Monday, August 15, 2011

Proof of the Preggo Belly

Okay, folks.  I have been asked to provide PROOF of my growing belly.

36 weeks
See?  I was not exaggerating. :)  Four weeks left! 

Lori

Saturday, August 13, 2011

Another Public Service Announcement

Dear Public,

I know it is probably shocking to see a very, very pregnant woman out and about.  I mean, pregnancy is such a rare, rare, thing that I can understand why it would catch you off guard to actually see a preggo for yourself.  So I can understand why you POINT and STARE and make insanely dumb comments*.  This behavior can be attributed by your shock, I'm sure.

I'm sure you are just trying to be helpful when you utter one of the following comments:
  1. You are HUGE!  Are you sure there is only one in there?
  2. How are you going to make it to the end of your pregnancy?  You are going to become more miserable every day.
  3. Gee, don't you already have three kids?  Do you know what causes that?
  4. Wow, you just keep shooting them out, don't you!
  5. How do you walk around so swollen?
  6. You look like you're due any minute, not in six weeks!
  7. Your belly button is so gross! 
I try to nod and smile politely since it may be years until you see a pregnant woman again.  I don't want to give preggos a bad reputation! 

Public, I think you should know all preggos aren't as polite as I am.  So you may want to think twice before opening your mouth. 

Yours sincerely,
Lori

*Actual comments that have been said to me while out in public

Thursday, August 11, 2011

Mama Drama

It has been so long since I posted that I forgot my blog password.  (Although these days my pregnancy brain is very forgetful, so maybe it is not surprising?)

I am just so....pregnant.  (36 weeks!) With lots of contractions.  Which leads to lots of water drinking and laying on my left side and waiting for the contractions to go away.  (It's a little too early baby to make an appearance!)  My motivation to get things done has skyrocketed.  Unfortunately my body has not got the memo.  So I am left in limbo. 

At least for today.  Tomorrow I will probably feel totally different.  (Thanks, hormones, for this lovely roller coaster ride.)

My thoughts are cloudy and my body is STRETCHED and my heart is full and my feet are swollen, but my mind is too.  I can hardly sleep...too many to do list thoughts, and what if thoughts, and plan b thoughts.  And I AM HAVING A FOURTH CHILD thoughts.
A FOURTH CHILD.  (Who I am ecstatic to meet.  But also?  A little scared!)  Tell me again why I thought I could handle four children?

The truth is I'm hoping I can.  And I DO think I can.  I just knew when I was preggo with Violet that we weren't done yet.  I told Travis it will probably take me three months to be ok at having four kids and hopefully in six months I will be good at it.  (Good being a relative term, of course.)

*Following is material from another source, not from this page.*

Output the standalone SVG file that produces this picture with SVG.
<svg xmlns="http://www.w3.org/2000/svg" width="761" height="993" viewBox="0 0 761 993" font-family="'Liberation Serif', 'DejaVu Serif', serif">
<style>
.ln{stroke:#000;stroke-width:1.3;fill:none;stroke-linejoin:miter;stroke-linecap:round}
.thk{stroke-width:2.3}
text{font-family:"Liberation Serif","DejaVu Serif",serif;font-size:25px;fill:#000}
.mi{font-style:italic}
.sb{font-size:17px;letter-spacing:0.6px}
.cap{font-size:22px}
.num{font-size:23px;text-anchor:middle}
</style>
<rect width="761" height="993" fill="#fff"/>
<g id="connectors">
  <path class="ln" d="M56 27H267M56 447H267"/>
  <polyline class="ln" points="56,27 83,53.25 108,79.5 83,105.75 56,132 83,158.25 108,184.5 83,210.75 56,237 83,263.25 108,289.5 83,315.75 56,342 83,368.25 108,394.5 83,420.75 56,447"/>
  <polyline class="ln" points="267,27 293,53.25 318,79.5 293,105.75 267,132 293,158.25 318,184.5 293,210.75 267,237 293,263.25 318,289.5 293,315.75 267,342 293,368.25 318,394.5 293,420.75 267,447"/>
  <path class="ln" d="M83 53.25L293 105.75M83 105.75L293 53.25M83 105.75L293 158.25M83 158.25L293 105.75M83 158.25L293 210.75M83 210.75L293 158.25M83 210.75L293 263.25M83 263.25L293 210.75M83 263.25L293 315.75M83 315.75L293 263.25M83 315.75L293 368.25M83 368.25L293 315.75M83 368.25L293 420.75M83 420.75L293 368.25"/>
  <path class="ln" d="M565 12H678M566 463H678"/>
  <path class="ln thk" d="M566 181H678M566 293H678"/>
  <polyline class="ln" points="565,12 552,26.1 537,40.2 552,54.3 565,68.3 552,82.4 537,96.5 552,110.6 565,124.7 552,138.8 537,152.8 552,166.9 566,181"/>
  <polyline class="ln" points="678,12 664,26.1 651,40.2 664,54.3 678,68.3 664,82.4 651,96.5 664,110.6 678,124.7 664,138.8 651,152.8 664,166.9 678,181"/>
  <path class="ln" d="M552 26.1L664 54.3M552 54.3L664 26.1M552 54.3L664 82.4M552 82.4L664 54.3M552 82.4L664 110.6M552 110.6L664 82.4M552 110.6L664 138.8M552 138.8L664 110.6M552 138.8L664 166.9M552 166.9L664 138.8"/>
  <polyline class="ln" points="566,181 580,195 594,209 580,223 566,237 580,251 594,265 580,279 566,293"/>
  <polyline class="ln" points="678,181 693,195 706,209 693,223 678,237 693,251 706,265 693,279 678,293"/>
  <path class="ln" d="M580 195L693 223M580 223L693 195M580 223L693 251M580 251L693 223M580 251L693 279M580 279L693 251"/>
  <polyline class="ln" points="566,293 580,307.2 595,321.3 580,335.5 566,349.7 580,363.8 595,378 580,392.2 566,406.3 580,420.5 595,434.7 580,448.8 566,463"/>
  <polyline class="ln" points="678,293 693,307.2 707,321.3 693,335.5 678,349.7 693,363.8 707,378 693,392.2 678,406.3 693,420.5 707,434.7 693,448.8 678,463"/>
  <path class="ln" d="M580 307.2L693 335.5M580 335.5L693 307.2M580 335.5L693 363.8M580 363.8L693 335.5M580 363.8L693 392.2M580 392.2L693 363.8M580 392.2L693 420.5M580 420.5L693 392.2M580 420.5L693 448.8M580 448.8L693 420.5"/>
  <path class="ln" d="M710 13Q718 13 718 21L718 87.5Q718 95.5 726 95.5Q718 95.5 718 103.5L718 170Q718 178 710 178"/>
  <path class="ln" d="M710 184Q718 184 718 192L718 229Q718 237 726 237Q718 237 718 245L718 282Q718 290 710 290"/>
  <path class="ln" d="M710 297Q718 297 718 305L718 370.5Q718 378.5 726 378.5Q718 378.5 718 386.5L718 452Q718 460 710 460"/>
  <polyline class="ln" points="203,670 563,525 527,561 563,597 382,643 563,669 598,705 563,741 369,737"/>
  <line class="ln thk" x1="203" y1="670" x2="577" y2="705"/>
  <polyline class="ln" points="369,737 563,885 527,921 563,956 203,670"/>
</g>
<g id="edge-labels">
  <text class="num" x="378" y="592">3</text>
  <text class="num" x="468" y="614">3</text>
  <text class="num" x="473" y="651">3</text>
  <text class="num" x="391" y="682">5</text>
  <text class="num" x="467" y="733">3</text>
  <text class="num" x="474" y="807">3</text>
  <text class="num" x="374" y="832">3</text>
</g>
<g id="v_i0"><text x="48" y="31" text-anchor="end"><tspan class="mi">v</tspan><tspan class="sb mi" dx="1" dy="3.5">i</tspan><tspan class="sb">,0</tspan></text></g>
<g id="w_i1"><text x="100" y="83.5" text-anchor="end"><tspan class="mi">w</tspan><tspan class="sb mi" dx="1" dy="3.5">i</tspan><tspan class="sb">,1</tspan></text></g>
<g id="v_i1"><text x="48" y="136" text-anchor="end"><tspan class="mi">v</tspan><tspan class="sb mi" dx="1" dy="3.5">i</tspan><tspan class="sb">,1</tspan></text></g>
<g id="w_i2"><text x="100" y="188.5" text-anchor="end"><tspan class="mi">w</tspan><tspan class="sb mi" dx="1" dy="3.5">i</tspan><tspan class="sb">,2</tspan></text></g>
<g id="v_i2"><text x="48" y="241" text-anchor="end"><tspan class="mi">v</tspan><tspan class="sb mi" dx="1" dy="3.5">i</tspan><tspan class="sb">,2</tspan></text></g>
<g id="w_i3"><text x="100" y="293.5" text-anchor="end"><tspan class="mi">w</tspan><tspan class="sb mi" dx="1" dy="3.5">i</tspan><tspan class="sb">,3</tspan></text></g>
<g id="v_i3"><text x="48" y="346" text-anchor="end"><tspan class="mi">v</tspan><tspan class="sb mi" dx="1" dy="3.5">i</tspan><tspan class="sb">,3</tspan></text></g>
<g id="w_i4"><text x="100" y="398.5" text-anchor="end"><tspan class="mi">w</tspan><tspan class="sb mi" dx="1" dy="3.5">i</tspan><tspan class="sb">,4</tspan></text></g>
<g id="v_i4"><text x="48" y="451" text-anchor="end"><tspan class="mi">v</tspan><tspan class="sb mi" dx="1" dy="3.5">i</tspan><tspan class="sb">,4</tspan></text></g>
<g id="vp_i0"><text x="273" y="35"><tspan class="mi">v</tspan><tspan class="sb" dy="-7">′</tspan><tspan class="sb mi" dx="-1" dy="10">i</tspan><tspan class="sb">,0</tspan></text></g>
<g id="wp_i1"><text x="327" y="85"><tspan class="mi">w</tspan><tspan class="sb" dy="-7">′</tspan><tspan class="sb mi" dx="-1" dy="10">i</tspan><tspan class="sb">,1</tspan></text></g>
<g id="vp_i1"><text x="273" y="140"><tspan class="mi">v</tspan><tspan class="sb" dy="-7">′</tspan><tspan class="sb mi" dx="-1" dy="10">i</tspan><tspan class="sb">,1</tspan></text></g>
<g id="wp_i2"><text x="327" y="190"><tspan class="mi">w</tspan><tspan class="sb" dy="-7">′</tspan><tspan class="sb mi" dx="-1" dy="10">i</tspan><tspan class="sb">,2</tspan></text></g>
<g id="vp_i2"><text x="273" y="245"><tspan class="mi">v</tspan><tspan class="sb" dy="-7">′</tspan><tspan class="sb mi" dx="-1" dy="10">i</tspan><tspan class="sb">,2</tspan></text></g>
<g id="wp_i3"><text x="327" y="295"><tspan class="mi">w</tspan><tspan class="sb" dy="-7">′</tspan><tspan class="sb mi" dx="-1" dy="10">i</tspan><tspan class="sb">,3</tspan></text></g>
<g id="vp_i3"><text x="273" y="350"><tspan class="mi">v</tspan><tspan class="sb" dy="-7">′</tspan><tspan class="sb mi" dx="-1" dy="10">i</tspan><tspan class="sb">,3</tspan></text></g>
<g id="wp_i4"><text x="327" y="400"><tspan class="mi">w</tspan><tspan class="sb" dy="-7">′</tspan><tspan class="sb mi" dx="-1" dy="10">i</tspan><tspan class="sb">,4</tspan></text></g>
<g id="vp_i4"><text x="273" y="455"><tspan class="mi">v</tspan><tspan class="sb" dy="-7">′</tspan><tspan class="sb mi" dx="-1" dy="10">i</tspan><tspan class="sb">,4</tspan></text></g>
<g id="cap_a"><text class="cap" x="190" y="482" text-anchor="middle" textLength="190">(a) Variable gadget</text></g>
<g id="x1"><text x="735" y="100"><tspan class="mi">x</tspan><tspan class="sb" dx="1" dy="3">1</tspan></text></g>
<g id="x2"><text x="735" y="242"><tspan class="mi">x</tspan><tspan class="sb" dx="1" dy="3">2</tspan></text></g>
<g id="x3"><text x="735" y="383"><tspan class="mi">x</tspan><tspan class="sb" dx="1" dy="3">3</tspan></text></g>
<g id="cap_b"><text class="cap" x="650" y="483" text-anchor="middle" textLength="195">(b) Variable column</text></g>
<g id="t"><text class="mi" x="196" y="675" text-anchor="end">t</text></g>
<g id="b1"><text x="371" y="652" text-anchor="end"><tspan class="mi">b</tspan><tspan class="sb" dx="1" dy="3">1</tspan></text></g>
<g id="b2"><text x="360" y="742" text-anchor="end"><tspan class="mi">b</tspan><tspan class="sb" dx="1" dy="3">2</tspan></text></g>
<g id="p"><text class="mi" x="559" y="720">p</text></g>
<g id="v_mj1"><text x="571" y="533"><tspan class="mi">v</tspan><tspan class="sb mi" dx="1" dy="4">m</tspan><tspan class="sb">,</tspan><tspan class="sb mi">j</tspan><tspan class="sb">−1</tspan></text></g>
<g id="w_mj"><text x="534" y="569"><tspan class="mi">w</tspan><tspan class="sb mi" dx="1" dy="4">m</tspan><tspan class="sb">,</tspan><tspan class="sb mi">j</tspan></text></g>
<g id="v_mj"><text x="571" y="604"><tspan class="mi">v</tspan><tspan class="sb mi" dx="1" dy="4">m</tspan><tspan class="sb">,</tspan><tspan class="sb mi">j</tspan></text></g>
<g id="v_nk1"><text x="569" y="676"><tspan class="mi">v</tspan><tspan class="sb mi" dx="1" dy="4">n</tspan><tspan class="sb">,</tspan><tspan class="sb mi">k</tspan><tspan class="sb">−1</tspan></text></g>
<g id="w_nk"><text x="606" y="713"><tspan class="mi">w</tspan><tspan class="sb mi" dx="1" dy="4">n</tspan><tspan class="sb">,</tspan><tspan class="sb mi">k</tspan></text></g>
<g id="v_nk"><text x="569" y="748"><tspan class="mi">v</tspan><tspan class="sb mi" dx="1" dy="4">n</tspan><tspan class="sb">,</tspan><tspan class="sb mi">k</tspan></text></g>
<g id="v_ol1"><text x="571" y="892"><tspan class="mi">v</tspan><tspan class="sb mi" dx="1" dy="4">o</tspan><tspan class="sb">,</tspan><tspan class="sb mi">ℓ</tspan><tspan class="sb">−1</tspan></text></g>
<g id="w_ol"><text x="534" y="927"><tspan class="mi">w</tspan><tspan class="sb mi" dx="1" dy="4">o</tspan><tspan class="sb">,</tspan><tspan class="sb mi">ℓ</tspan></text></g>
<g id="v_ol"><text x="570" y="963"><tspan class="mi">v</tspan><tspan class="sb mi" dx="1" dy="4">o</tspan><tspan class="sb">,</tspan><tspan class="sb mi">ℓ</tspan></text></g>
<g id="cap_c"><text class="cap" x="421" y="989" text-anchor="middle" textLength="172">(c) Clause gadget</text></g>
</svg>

Travis is a pro with our girls and I am more than anxious to see him navigate a little boy.  I don't know much about baby boys!

The bottom line is I have been pretty miserable the last few weeks.  But in the end I will get to have our baby, and it will be worth every moment of discomfort.

I think I am giving myself an online pep talk.  That is totally normal, right?